§ DIRECTIONS
Leaving out the pictures, retype all the material exactly.

Entries from a dataset
◇ ◇ ◇ ◇ ◇ ◇ ◇
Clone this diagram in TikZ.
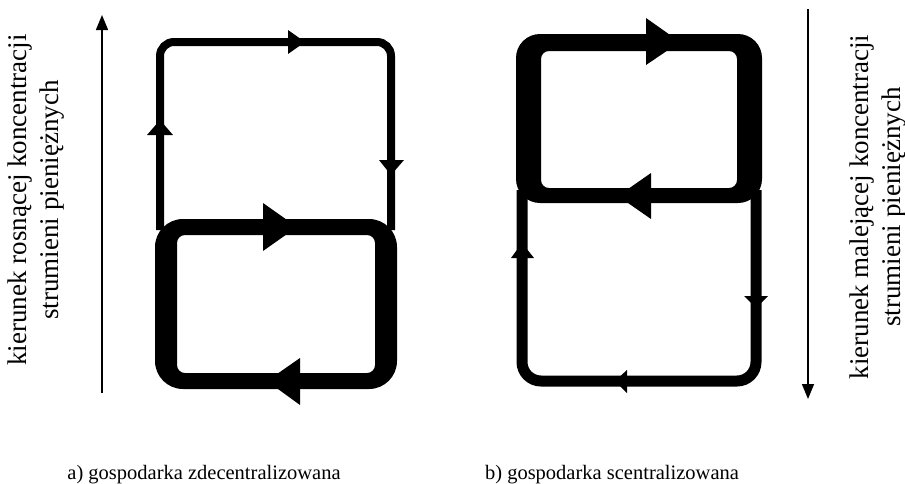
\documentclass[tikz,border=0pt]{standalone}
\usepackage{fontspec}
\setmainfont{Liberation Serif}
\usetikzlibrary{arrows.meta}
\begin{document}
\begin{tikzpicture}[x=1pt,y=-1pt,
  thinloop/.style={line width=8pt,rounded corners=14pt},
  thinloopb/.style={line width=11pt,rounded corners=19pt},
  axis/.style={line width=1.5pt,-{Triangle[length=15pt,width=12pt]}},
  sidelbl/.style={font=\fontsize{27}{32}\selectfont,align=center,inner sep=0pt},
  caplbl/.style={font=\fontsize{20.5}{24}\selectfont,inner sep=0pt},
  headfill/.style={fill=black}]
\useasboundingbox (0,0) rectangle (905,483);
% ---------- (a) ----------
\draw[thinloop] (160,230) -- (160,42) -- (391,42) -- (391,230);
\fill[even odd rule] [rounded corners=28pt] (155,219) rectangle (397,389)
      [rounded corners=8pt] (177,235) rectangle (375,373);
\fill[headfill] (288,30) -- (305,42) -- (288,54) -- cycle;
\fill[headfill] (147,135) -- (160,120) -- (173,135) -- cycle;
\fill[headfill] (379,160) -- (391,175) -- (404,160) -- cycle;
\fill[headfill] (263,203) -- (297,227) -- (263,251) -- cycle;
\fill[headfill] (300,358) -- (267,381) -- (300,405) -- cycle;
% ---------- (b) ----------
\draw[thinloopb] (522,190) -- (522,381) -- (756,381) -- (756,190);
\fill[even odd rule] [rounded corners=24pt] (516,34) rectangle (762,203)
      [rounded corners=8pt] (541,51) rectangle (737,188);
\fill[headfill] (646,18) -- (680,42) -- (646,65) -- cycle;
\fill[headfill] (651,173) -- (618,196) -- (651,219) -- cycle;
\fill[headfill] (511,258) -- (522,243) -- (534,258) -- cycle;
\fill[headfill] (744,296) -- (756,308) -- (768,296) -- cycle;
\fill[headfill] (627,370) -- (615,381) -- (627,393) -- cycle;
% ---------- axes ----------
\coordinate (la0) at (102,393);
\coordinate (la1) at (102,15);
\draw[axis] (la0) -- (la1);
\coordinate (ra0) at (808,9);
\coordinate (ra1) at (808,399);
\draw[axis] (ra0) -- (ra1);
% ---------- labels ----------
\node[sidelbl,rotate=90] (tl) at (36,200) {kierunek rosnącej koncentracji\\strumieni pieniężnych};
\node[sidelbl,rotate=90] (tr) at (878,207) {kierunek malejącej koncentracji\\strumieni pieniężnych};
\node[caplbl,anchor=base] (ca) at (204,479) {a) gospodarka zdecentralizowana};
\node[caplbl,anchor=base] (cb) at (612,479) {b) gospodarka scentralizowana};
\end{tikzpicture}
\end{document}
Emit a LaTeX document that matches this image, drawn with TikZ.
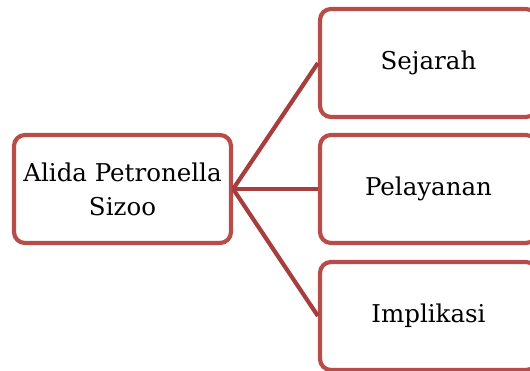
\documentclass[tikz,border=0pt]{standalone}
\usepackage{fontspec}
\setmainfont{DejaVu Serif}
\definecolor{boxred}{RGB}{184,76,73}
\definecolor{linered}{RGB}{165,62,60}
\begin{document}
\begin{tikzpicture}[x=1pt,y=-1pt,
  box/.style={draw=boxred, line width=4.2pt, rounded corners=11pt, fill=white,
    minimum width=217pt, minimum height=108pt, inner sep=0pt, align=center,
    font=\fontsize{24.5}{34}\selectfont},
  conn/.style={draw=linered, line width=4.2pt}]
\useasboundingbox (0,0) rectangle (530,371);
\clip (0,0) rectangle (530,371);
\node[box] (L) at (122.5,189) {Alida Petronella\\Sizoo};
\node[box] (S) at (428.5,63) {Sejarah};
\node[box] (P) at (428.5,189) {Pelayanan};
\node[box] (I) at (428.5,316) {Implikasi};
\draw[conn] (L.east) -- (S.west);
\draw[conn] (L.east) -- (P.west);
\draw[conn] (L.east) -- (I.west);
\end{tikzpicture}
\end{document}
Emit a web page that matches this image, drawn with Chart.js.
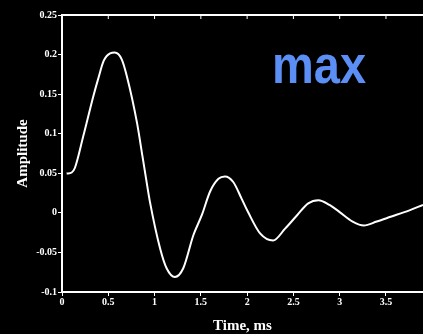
◇ ◇ ◇ ◇ ◇ ◇ ◇
§ SOLUTION TO THE PROBLEM
Clone this diagram in TikZ.
\documentclass[tikz,border=0pt]{standalone}
\usepackage{fontspec}
\setmainfont{Liberation Serif}
\usetikzlibrary{arrows.meta}
\begin{document}
\begin{tikzpicture}[x=1pt,y=-1pt,
  thinloop/.style={line width=8pt,rounded corners=14pt},
  thinloopb/.style={line width=11pt,rounded corners=19pt},
  axis/.style={line width=1.5pt,-{Triangle[length=15pt,width=12pt]}},
  sidelbl/.style={font=\fontsize{27}{32}\selectfont,align=center,inner sep=0pt},
  caplbl/.style={font=\fontsize{20.5}{24}\selectfont,inner sep=0pt},
  headfill/.style={fill=black}]
\useasboundingbox (0,0) rectangle (905,483);
% ---------- (a) ----------
\draw[thinloop] (160,230) -- (160,42) -- (391,42) -- (391,230);
\fill[even odd rule] [rounded corners=28pt] (155,219) rectangle (397,389)
      [rounded corners=8pt] (177,235) rectangle (375,373);
\fill[headfill] (288,30) -- (305,42) -- (288,54) -- cycle;
\fill[headfill] (147,135) -- (160,120) -- (173,135) -- cycle;
\fill[headfill] (379,160) -- (391,175) -- (404,160) -- cycle;
\fill[headfill] (263,203) -- (297,227) -- (263,251) -- cycle;
\fill[headfill] (300,358) -- (267,381) -- (300,405) -- cycle;
% ---------- (b) ----------
\draw[thinloopb] (522,190) -- (522,381) -- (756,381) -- (756,190);
\fill[even odd rule] [rounded corners=24pt] (516,34) rectangle (762,203)
      [rounded corners=8pt] (541,51) rectangle (737,188);
\fill[headfill] (646,18) -- (680,42) -- (646,65) -- cycle;
\fill[headfill] (651,173) -- (618,196) -- (651,219) -- cycle;
\fill[headfill] (511,258) -- (522,243) -- (534,258) -- cycle;
\fill[headfill] (744,296) -- (756,308) -- (768,296) -- cycle;
\fill[headfill] (627,370) -- (615,381) -- (627,393) -- cycle;
% ---------- axes ----------
\coordinate (la0) at (102,393);
\coordinate (la1) at (102,15);
\draw[axis] (la0) -- (la1);
\coordinate (ra0) at (808,9);
\coordinate (ra1) at (808,399);
\draw[axis] (ra0) -- (ra1);
% ---------- labels ----------
\node[sidelbl,rotate=90] (tl) at (36,200) {kierunek rosnącej koncentracji\\strumieni pieniężnych};
\node[sidelbl,rotate=90] (tr) at (878,207) {kierunek malejącej koncentracji\\strumieni pieniężnych};
\node[caplbl,anchor=base] (ca) at (204,479) {a) gospodarka zdecentralizowana};
\node[caplbl,anchor=base] (cb) at (612,479) {b) gospodarka scentralizowana};
\end{tikzpicture}
\end{document}
Emit a LaTeX document that matches this image, drawn with TikZ.
\documentclass[tikz,border=0pt]{standalone}
\usepackage{fontspec}
\setmainfont{DejaVu Serif}
\definecolor{boxred}{RGB}{184,76,73}
\definecolor{linered}{RGB}{165,62,60}
\begin{document}
\begin{tikzpicture}[x=1pt,y=-1pt,
  box/.style={draw=boxred, line width=4.2pt, rounded corners=11pt, fill=white,
    minimum width=217pt, minimum height=108pt, inner sep=0pt, align=center,
    font=\fontsize{24.5}{34}\selectfont},
  conn/.style={draw=linered, line width=4.2pt}]
\useasboundingbox (0,0) rectangle (530,371);
\clip (0,0) rectangle (530,371);
\node[box] (L) at (122.5,189) {Alida Petronella\\Sizoo};
\node[box] (S) at (428.5,63) {Sejarah};
\node[box] (P) at (428.5,189) {Pelayanan};
\node[box] (I) at (428.5,316) {Implikasi};
\draw[conn] (L.east) -- (S.west);
\draw[conn] (L.east) -- (P.west);
\draw[conn] (L.east) -- (I.west);
\end{tikzpicture}
\end{document}
Emit a web page that matches this image, drawn with Chart.js.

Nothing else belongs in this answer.